Of the 107 key arts organisations supported by the Arts Council of Northern Ireland, 43 will receive reductions in funding and seven will have their funding cut entirely, however the Arts Council has not identified these.

The remaining organisations are due to receive standstill funding or “strategic uplifts” in the new spending round. Overall, this represents a drop in the funding body’s overall allocation of 4.7% in 2018/19.

Total spending of £13.1 million in the year ahead includes the £600,000 emergency funding allocated to the Ulster Orchestra and Belfast’s MAC in January.

This means both the MAC and Ulster Orchestra will see increases in funding for 2018.

Among the largest losers are Belfast’s Bruiser Theatre Company, which will see its grant-aid fall by 85% to £12,500, and the city’s Grand Opera House, for which a £375,880 for 2018-19 represents a 22% cut.

Prime Cut Productions, for which a recent production of John Logan’s Red won four Irish Theatre awards in February, will receive a 8.3% cut. Last year it was also hit with two rounds of cuts.

Executive producer Una NicEoin told The Stage: “It can’t go on. Nobody can continue to produce at the rate they do when the core [funding] is being whittled down bit by bit. You cannot keep cutting and expect to survive, much less to thrive.”

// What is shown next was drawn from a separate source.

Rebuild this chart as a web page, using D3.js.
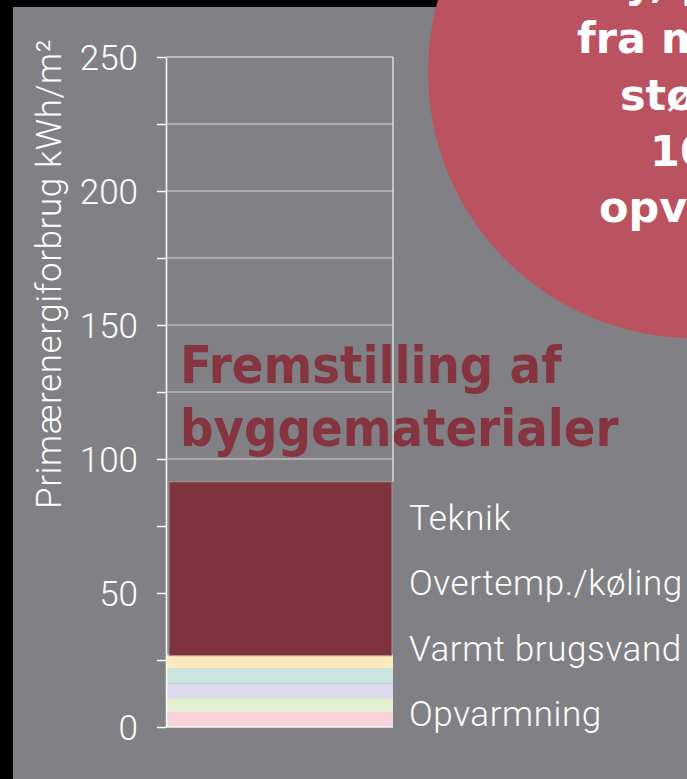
<!DOCTYPE html>
<html>
<head>
<meta charset="utf-8">
<script src="https://cdn.jsdelivr.net/npm/d3@7"></script>
<style>
  body { margin: 0; overflow: hidden; background: #000; }
  svg { display: block; }
  .light { font-family: Roboto, "Liberation Sans", sans-serif; font-weight: 300; fill: #fff; }
</style>
</head>
<body>
<div id="chart"></div>
<script>
// stacked stripes at the foot of the bar, bottom first
var stackKeys = ["Opvarmning", "Varmt brugsvand", "Overtemp./køling", "Teknik", "Øvrigt"];
var stackValues = [5.6, 5.2, 5.4, 5.8, 5.2];
var stackColors = ["#f8d3dc", "#e3efd0", "#dcd9ec", "#c9e5e0", "#fde9bb"];

// the big block: materials
var materialLabel = ["Fremstilling af", "byggematerialer"];
var materialRange = [26.6, 91.5];

var legendLabels = ["Opvarmning", "Varmt brugsvand", "Overtemp./køling", "Teknik"];

var yTicks = [0, 25, 50, 75, 100, 125, 150, 175, 200, 225, 250];
var yTitle = "Primærenergiforbrug kWh/m²";

// text in the red bubble (cut off by the slide edge)
var circleLines = ["y, primær", "fra materialer", "større", "100 år", "opvarmning"];
var circleStarts = [625, 577, 620, 650, 599];

var W = 687, H = 779;

function getMargin(){
  return {top: 57, bottom: 52, left: 166, right: 294};
}

var svg = d3.select("#chart").append("svg")
  .attr("width", W).attr("height", H);

// slide frame
svg.append("rect").attr("width", W).attr("height", H).style("fill", "#000");
svg.append("rect").attr("x", 13).attr("y", 7).attr("width", W - 13).attr("height", H - 7)
  .style("fill", "#818085");

var margin = getMargin();
var y = d3.scaleLinear().domain([0, 250]).range([H - margin.bottom, margin.top]);
var x = d3.scaleBand().domain(["bar"]).range([margin.left + 1, W - margin.right]);

// materials title (sits under the grid lines)
svg.append("g").selectAll("text")
  .data(materialLabel)
  .enter().append("text")
    .attr("x", 180)
    .attr("y", function(d, i){ return 383 + i * 63 })
    .style("font-family", "'DejaVu Sans Condensed', 'DejaVu Sans', sans-serif")
    .style("font-weight", "bold")
    .style("font-stretch", "condensed")
    .style("font-size", "52px")
    .style("fill", "#853440")
    .text(function(d){ return d });

// grid + frame
var grid = svg.append("g");
grid.selectAll("line.grid")
  .data(yTicks.filter(function(d){ return d > materialRange[1] && d < 250 }))
  .enter().append("line")
    .attr("class", "grid")
    .attr("x1", margin.left).attr("x2", x.range()[1])
    .attr("y1", function(d){ return y(d) }).attr("y2", function(d){ return y(d) })
    .style("stroke", "#d6d6d6").style("stroke-width", 1);

grid.append("line")
  .attr("x1", margin.left).attr("x2", x.range()[1])
  .attr("y1", y(250)).attr("y2", y(250))
  .style("stroke", "#f2f2f2").style("stroke-width", 1);
grid.append("line")
  .attr("x1", x.range()[1]).attr("x2", x.range()[1])
  .attr("y1", y(250)).attr("y2", y(materialRange[1]))
  .style("stroke", "#f2f2f2").style("stroke-width", 1.2);

// stripes
var stackRow = {};
stackKeys.forEach(function(k, i){ stackRow[k] = stackValues[i] });
var series = d3.stack().keys(stackKeys)([stackRow]);

svg.append("g").selectAll("rect")
  .data(series)
  .enter().append("rect")
    .attr("x", x("bar"))
    .attr("width", x.bandwidth())
    .attr("y", function(d){ return y(d[0][1]) })
    .attr("height", function(d){ return y(d[0][0]) - y(d[0][1]) })
    .style("fill", function(d, i){ return stackColors[i] });

// materials block
svg.append("rect")
  .attr("x", x("bar") + 2)
  .attr("width", x.bandwidth() - 3)
  .attr("y", y(materialRange[1]))
  .attr("height", y(materialRange[0]) - y(materialRange[1]))
  .style("fill", "#7f333d")
  .style("stroke", "#9a9a9e").style("stroke-width", 1);

// baseline
svg.append("line")
  .attr("x1", margin.left).attr("x2", x.range()[1])
  .attr("y1", y(0)).attr("y2", y(0))
  .style("stroke", "#f2f2f2").style("stroke-width", 1.5);

// axis
var axis = svg.append("g")
  .attr("transform", "translate(" + margin.left + ",0)")
  .call(d3.axisLeft(y).tickValues(yTicks).tickSize(9).tickSizeOuter(0).tickPadding(19)
    .tickFormat(function(d){ return d % 50 === 0 ? d : "" }));
axis.select(".domain").style("stroke", "#fff").style("stroke-width", 1.5);
axis.selectAll(".tick line").style("stroke", "#fff").style("stroke-width", 1.5);
axis.selectAll(".tick text")
  .attr("class", "light")
  .attr("dy", "0.36em")
  .style("font-size", "35px");

svg.append("text")
  .attr("class", "light")
  .attr("transform", "translate(61,274) rotate(-90)")
  .attr("text-anchor", "middle")
  .style("font-size", "35px")
  .style("letter-spacing", "0.6px")
  .text(yTitle);

// legend labels
svg.append("g").selectAll("text")
  .data(legendLabels)
  .enter().append("text")
    .attr("class", "light")
    .attr("x", 409)
    .attr("y", function(d, i){ return y(0) - 1 - i * 65.5 })
    .style("font-size", "35px")
    .style("letter-spacing", "0.6px")
    .text(function(d){ return d });

// red bubble
svg.append("circle")
  .attr("cx", 694).attr("cy", 72).attr("r", 266)
  .style("fill", "#bb525f");

svg.append("g").selectAll("text")
  .data(circleLines)
  .enter().append("text")
    .attr("x", function(d, i){ return circleStarts[i] })
    .attr("y", function(d, i){ return -3 + i * 56.3 })
    .style("font-family", "'DejaVu Sans', sans-serif")
    .style("font-weight", "bold")
    .style("font-size", "43px")
    .style("fill", "#fff")
    .text(function(d){ return d });
</script>
</body>
</html>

Responding to an 8% cut, artistic director of Tinderbox Theatre, Patrick J O’Reilly, said he was “terrified about what the future will hold. There’s a real sense of vulnerability in the sector this week. Companies will be forced to close.”

The latest blow to the Belfast-based company follows a 44% cut in its funding in 2015.

He added: “It feels like the arts are always on the back foot, having to convince people that what we do has worth. These latest cuts are going to have a massive effect.”

The Arts Council said the latest round of cuts amounted to a cumulative reduction of £23 million in arts funding since 2012.

In the wake of several failed campaigns mounted by the Arts Council for increased allocations from its parent body, the Department for Communities, it warned: “To date, the Arts Council has been mitigating the impact of this reducing funding on the arts sector with National Lottery funding. This is not sustainable.”

More than a third of the funds to be allocated for 2018/19 have been drawn from National Lottery receipts.

Equity’s general secretary Christine Payne said the union was “extremely concerned about the impact of successive cuts to Northern Ireland’s arts budget”.

She added: “There continues to be a huge missed opportunity in Northern Ireland in terms of investing in the arts and building a strong creative economy. The creative sector is an engine of growth across the rest of UK, creating good, highly skilled jobs – it is such a shame that Northern Ireland is losing out.”

Organisations that can expect to see increases in funding in the year ahead include the MAC (up 21% to £1.12 million) and Lyric Theatre (5% to £1.01 million) after both successfully argued they had been “structurally underfunded”. The Ulster Orchestra remains the region’s largest organisation with funding of £2.1 million.